Ady Richard, dans un papier qui attire l’attention sur un article de Stuart Eizenstat et Anthony Luzzato Gardner qui vient de paraître dans Foreign Affairs est nettement moins tendre et parle d’une Europe "sans épée et sans âme". "Le cœur et l’âme sont restés le privilège des Etats-nations, comme, pour ainsi dire par conséquence, la politique étrangère et de sécurité". Citant Hobbes qui disait que des "traités sans épée restent des mots en l’air et ne peuvent offrir aux gens la moindre sécurité", il suspecte les chefs d’Etat et de gouvernement de l’UE de n’avoir pas voulu une ministre des affaires étrangères de l’UE, mais "une faible chargée des affaires extérieures" et un nouvel appareil bureaucratique, sans qu’il y ait le moindre consensus sur les compétences.
Ady Richard cite ensuite le député européen Charles Goerens, pour lequel le consensus en matière de sécurité existe au niveau "armée du salut", et les auteurs de l’article de Foreign Affairs, "Un nouveau traité, une nouvelle influence?", qui font plusieurs constats.

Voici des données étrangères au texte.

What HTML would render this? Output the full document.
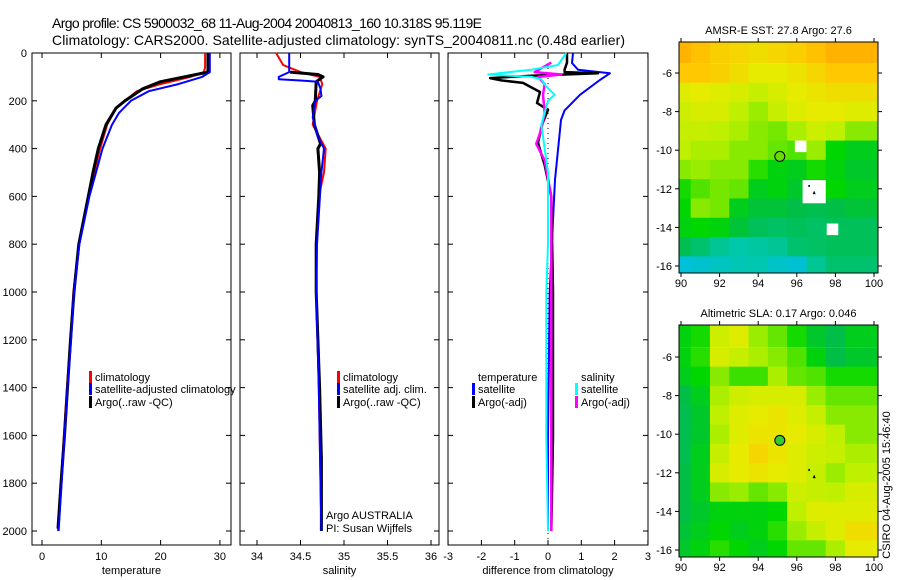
<!DOCTYPE html>
<html><head><meta charset="utf-8"><style>
html,body{margin:0;padding:0;background:#fff}
svg{display:block;font-family:"Liberation Sans",sans-serif}
</style></head><body>
<svg id="c" width="900" height="580" viewBox="0 0 900 580">
<text x="52" y="28" font-size="14" textLength="430">Argo profile: CS 5900032_68 11-Aug-2004 20040813_160 10.318S 95.119E</text>
<text x="52" y="45" font-size="14" textLength="573">Climatology: CARS2000. Satellite-adjusted climatology: synTS_20040811.nc (0.48d earlier)</text>
<text x="890" y="485" font-size="11" text-anchor="middle" transform="rotate(-90 890 485)">CSIRO 04-Aug-2005 15:46:40</text>
</svg>
<script>
// ---- profile data ----
const tClimD=[0,60,80,100,130,160,200,230,300,400,500,600,700,800,1000,1200,1400,1600,1800,2000];
const tClimV=[27.5,27.5,27.3,25,20,16,14,12.5,11,9.8,8.8,7.8,7,6.2,5.3,4.8,4.2,3.7,3.2,2.7];
const tSatD=[0,80,100,130,160,200,250,300,400,500,600,800,1000,1200,1400,1600,1800,2000];
const tSatV=[28.3,28.3,27,23,18,15,13,11.8,10.2,9.1,8,6.3,5.4,4.9,4.3,3.8,3.3,2.8];
const tArgD=[0,80,90,120,150,200,230,300,400,500,600,800,1000,1200,1400,1600,1800,1990];
const tArgV=[28.0,28.0,26,20,17,14,12.5,10.8,9.5,8.6,7.8,6.2,5.4,4.8,4.3,3.8,3.2,2.7];
const sClimD=[0,50,80,100,130,200,300,400,500,600,800,1000,1400,2000];
const sClimV=[34.22,34.3,34.5,34.72,34.75,34.69,34.64,34.79,34.77,34.71,34.68,34.68,34.71,34.74];
const sSatD=[0,80,100,110,115,120,150,180,200,270,350,400,500,800,1000,1400,2000];
const sSatV=[34.37,34.37,34.25,34.25,34.5,34.70,34.73,34.74,34.67,34.64,34.7,34.77,34.74,34.69,34.68,34.71,34.74];
const sArgD=[80,90,100,120,200,220,300,380,400,500,600,800,1000,1400,1700,2000];
const sArgV=[34.38,34.70,34.76,34.68,34.67,34.64,34.66,34.73,34.70,34.72,34.71,34.68,34.68,34.72,34.74,34.74];
const dTSatD=[0,42,70,85,113,175,240,280,364,530,700,1000,1600,2000];
const dTSatV=[0.75,0.72,0.9,1.86,1.56,0.96,0.5,0.39,0.33,0.21,0.15,0.05,0,0];
const dTArgD=[0,40,70,80,85,95,105,115,125,163,209,238,300,376,470,600,1000,1600,2000];
const dTArgV=[0.57,0.57,0.5,0.5,1.5,-0.5,-1.74,-1.38,-0.75,-0.24,-0.33,0,-0.18,-0.3,-0.1,0.1,0.15,0.15,0.1];
const dSSatD=[0,50,70,90,100,110,140,175,200,250,300,400,500,800,1000,1600,2000];
const dSSatV=[0.55,0.3,-0.5,-1.8,-0.5,-0.2,-0.05,0.2,0.0,-0.1,-0.2,-0.1,0,0,-0.05,-0.05,0];
const dSArgD=[40,80,90,100,130,175,250,320,380,450,600,1000,2000];
const dSArgV=[0.1,-0.4,0.4,-0.3,-0.1,-0.15,-0.1,-0.2,-0.35,-0.1,0.1,0.1,0.1];
const depthTicks=[0,200,400,600,800,1000,1200,1400,1600,1800,2000];
const tTicks=[0,10,20,30];
const sTicks=[34,34.5,35,35.5,36];
const dTicks=[-3,-2,-1,0,1,2,3];
// ---- map data (colour index 0..6) ----
const mapLons=[90,91,92,93,94,95,96,97,98,99];
const mapLats=[-5,-6,-7,-8,-9,-10,-11,-12,-13,-14,-15,-16];
const sstGrid=[
[5.8,5.6,5.4,5.3,5.2,5.3,5.4,5.6,5.8,5.8],
[5.5,5.5,5.4,5.2,5.0,5.0,5.1,5.3,5.5,5.5],
[4.9,5.0,4.9,4.8,4.6,4.8,5.0,5.1,5.2,5.2],
[4.7,4.8,4.8,4.5,4.3,4.6,4.9,5.0,5.0,4.9],
[4.6,4.6,4.5,4.4,4.2,4.1,4.4,4.7,4.5,4.2],
[4.5,4.4,4.4,4.2,4.2,4.0,3.9,4.3,3.5,3.3],
[4.2,4.3,4.2,4.2,3.7,3.4,3.3,3.6,3.4,3.2],
[3.6,3.9,4.1,4.0,3.3,3.4,3.2,3.3,3.5,3.3],
[3.5,4.2,4.1,3.3,3.1,3.1,3.0,2.9,3.0,3.1],
[3.4,3.5,3.4,3.1,2.8,2.7,2.8,2.7,2.8,2.8],
[2.9,2.6,2.2,2.0,2.1,2.2,2.6,2.7,2.8,2.8],
[1.2,1.4,1.6,1.8,1.9,1.5,1.3,2.2,2.6,2.6]];
const slaGrid=[
[3.4,3.6,4.7,4.9,4.3,4.0,3.6,3.2,3.0,3.3],
[3.4,3.7,4.8,4.6,4.4,4.2,3.9,3.4,3.0,3.2],
[3.3,3.5,4.2,3.8,3.8,4.4,4.0,3.9,3.6,3.6],
[3.0,3.3,4.4,4.7,4.8,4.8,4.8,4.3,4.0,4.0],
[2.9,3.2,4.5,4.9,5.0,5.1,4.9,4.6,4.2,4.2],
[2.9,3.2,4.4,4.9,5.1,5.1,5.0,4.8,4.5,4.2],
[2.9,3.3,4.6,5.0,5.3,5.1,4.9,4.7,4.6,4.4],
[3.0,3.3,4.8,5.0,5.1,5.0,4.9,4.6,4.3,4.5],
[3.0,3.3,4.2,4.3,4.0,4.2,4.7,4.6,4.5,4.8],
[3.0,3.2,3.4,3.4,3.4,3.5,4.5,4.9,4.9,4.9],
[3.1,3.3,3.5,3.3,3.4,3.7,4.3,4.6,4.9,5.2],
[3.2,3.4,3.7,3.5,3.3,3.5,4.0,4.0,4.4,5.0]];
const argoLon=95.12, argoLat=-10.32;
const lonTicks=[90,92,94,96,98,100];
const latTicks=[-6,-8,-10,-12,-14,-16];

const NS='http://www.w3.org/2000/svg';
const svg=document.getElementById('c');
function mk(tag,attrs,parent){const e=document.createElementNS(NS,tag);for(const k in attrs)e.setAttribute(k,attrs[k]);(parent||svg).appendChild(e);return e;}
const Y0=53, YS=0.239;
const yD=d=>Y0+d*YS;
const panels=[
 {x0:32,x1:231,fx:v=>42+v*5.93,ticks:tTicks,label:'temperature',name:'temperature-panel'},
 {x0:240,x1:439,fx:v=>257+(v-34)*87,ticks:sTicks,label:'salinity',name:'salinity-panel'},
 {x0:448,x1:648,fx:v=>548+v*33.3,ticks:dTicks,label:'difference from climatology',name:'difference-panel'}];
const TOP=53, BOT=545;
panels.forEach((p,i)=>{
 const g=mk('g',{});
 
 
 const r=mk('rect',{x:p.x0,y:TOP,width:p.x1-p.x0,height:BOT-TOP,fill:'none',stroke:'#000','stroke-width':1},g);
 
 
 depthTicks.forEach(d=>{const y=yD(d);
  mk('line',{x1:p.x0,x2:p.x0+5,y1:y,y2:y,stroke:'#000'},g);
  mk('line',{x1:p.x1-5,x2:p.x1,y1:y,y2:y,stroke:'#000'},g);
  if(i===0){const t=mk('text',{x:27,y:y+4,'font-size':11,'text-anchor':'end'},g);t.textContent=d;
   
   }
 });
 p.ticks.forEach(v=>{const x=p.fx(v);
  mk('line',{x1:x,x2:x,y1:BOT,y2:BOT-5,stroke:'#000'},g);
  mk('line',{x1:x,x2:x,y1:TOP,y2:TOP+5,stroke:'#000'},g);
  const t=mk('text',{x:x,y:BOT+15,'font-size':11,'text-anchor':'middle'},g);t.textContent=v;
  
  
 });
 const t=mk('text',{x:(p.x0+p.x1)/2,y:BOT+29,'font-size':11,'text-anchor':'middle'},g);t.textContent=p.label;
 
 
});
const zl=mk('line',{x1:panels[2].fx(0),x2:panels[2].fx(0),y1:TOP,y2:BOT,stroke:'#000','stroke-dasharray':'1,4'});


function line(p,D,V,col,w,name){
 const pts=D.map((d,k)=>p.fx(V[k]).toFixed(1)+','+yD(d).toFixed(1)).join(' ');
 const e=mk('polyline',{points:pts,fill:'none',stroke:col,'stroke-width':w,'stroke-linejoin':'round'});
 
 
}
line(panels[0],tClimD,tClimV,'#f00',2,'temp-climatology-line');
line(panels[0],tArgD,tArgV,'#000',3,'temp-argo-line');
line(panels[0],tSatD,tSatV,'#00f',2,'temp-satellite-line');
line(panels[1],sClimD,sClimV,'#f00',2,'sal-climatology-line');
line(panels[1],sArgD,sArgV,'#000',3,'sal-argo-line');
line(panels[1],sSatD,sSatV,'#00f',2,'sal-satellite-line');
line(panels[2],dTSatD,dTSatV,'#00f',2,'diff-temp-satellite-line');
line(panels[2],dTArgD,dTArgV,'#000',2.5,'diff-temp-argo-line');
line(panels[2],dSArgD,dSArgV,'#f0f',2.5,'diff-sal-argo-line');
line(panels[2],dSSatD,dSSatV,'#0ff',2,'diff-sal-satellite-line');
function legend(x,y,col,txt){
 if(col){const b=mk('rect',{x:x,y:y-10,width:3,height:12,fill:col});
  
  }
 const t=mk('text',{x:x+6,y:y,'font-size':11});t.textContent=txt;
 
 
}
legend(89,381,'#f00','climatology');legend(89,393,'#00f','satellite-adjusted climatology');legend(89,406,'#000','Argo(..raw -QC)');
legend(337,381,'#f00','climatology');legend(337,393,'#00f','satellite adj. clim.');legend(337,406,'#000','Argo(..raw -QC)');
legend(472,381,null,'temperature');legend(472,393,'#00f','satellite');legend(472,406,'#000','Argo(-adj)');
legend(575,381,null,'salinity');legend(575,393,'#0ff','satellite');legend(575,406,'#f0f','Argo(-adj)');
[['Argo AUSTRALIA',519],['PI: Susan Wijffels',532]].forEach(a=>{const t=mk('text',{x:326,y:a[1],'font-size':11});t.textContent=a[0];
 
 });
// ---- maps ----
const stops=[[0,[0,150,255]],[1,[0,190,230]],[2,[0,200,170]],[3,[0,190,70]],[3.5,[0,215,0]],[4,[100,230,0]],[4.5,[190,240,0]],[5,[230,235,0]],[5.5,[255,200,0]],[6,[255,165,0]]];
function cmap(v){for(let i=1;i<stops.length;i++){if(v<=stops[i][0]){const a=stops[i-1],b=stops[i],f=(v-a[0])/(b[0]-a[0]);return 'rgb('+a[1].map((c,k)=>Math.round(c+(b[1][k]-c)*f)).join(',')+')';}}return 'rgb(255,165,0)';}
function drawMap(top,bottom,grid,title,name,sst){
 const L=679,R=878;
 const lx=lon=>681+(lon-90)*19.3;
 const lat6=top===42?73:357;
 const ly=lat=>lat6+(-6-lat)*19.3;
 const g=mk('g',{});
 
 
 const cp=mk('clipPath',{id:name+'-clip'},g);mk('rect',{x:L,y:top,width:R-L,height:bottom-top},cp);
 const cg=mk('g',{'clip-path':'url(#'+name+'-clip)'},g);
 grid.forEach((row,r)=>row.forEach((v,c)=>{
  const x=lx(mapLons[c]-0.5), y=ly(mapLats[r]+0.5);
  const cell=mk('rect',{x:x,y:y,width:19.3+(c===9?30:0.5),height:19.3+(r===0||r===11?30:0.5),fill:cmap(v)},cg);
  if(r===0)cell.setAttribute('y',y-30);
  if(c===0)cell.setAttribute('x',x-30),cell.setAttribute('width',49.8);
  
  
 }));
 if(sst){
  [[96.2,-9.8,0.6,0.6],[97.85,-14.1,0.6,0.6],[96.9,-12.15,1.2,1.2]].forEach(s=>{
   const w=mk('rect',{x:lx(s[0]-s[2]/2),y:ly(s[1]+s[3]/2),width:s[2]*19.3,height:s[3]*19.3,fill:'#fff'},cg);
   
   });
 }
 const fr=mk('rect',{x:L,y:top,width:R-L,height:bottom-top,fill:'none',stroke:'#000'},g);
 
 
 const c=mk('circle',{cx:lx(argoLon),cy:ly(argoLat),r:5,fill:sst?'#66dd00':'#33cc33',stroke:'#000','stroke-width':1},g);
 
 
 mk('rect',{x:lx(96.6),y:ly(-11.8),width:1.5,height:2,fill:'#000'},g);
 mk('polygon',{points:[lx(96.9)-1.5,ly(-12.2)+1.5,lx(96.9)+1.5,ly(-12.2)+1.5,lx(96.9),ly(-12.2)-2].join(' '),fill:'#000'},g);
 lonTicks.forEach(v=>{const x=lx(v);
  mk('line',{x1:x,x2:x,y1:bottom,y2:bottom+4,stroke:'#000'},g);
  mk('line',{x1:x,x2:x,y1:top,y2:top-4,stroke:'#000'},g);
  const t=mk('text',{x:x,y:bottom+14,'font-size':11,'text-anchor':'middle'},g);t.textContent=v;
  
  });
 latTicks.forEach(v=>{const y=ly(v);
  mk('line',{x1:L,x2:L-4,y1:y,y2:y,stroke:'#000'},g);
  mk('line',{x1:R,x2:R+4,y1:y,y2:y,stroke:'#000'},g);
  const t=mk('text',{x:L-7,y:y+4,'font-size':11,'text-anchor':'end'},g);t.textContent=v;
  
  });
 const t=mk('text',{x:(L+R)/2,y:top-8,'font-size':11,'text-anchor':'middle'},g);t.textContent=title;
 
 
}
drawMap(42,273,sstGrid,'AMSR-E SST: 27.8 Argo: 27.6','sst-map',true);
drawMap(325,557,slaGrid,'Altimetric SLA: 0.17 Argo: 0.046','sla-map',false);
</script>
</body></html>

Les chefs de l’UE veulent un haut représentant pour la politique extérieure qui soit leur serviteur et pas leur rival. Le traité de Lisbonne ne pourra pas compenser les fortes divergences d’analyse et le manque de volonté politique. Il manque à l’UE un consensus sur ses valeurs communes et une vision commune d’un monde devenu multipolaire, alors que ses Etats-nations ne sont plus souverains que d’un point de vue formel et juridique. Et Ady Richard de conclure : "Il ne faut donc pas s’étonner que le président des Etats-Unis, Barack Obama, se soit décommandé pour le sommet UE-USA de mai."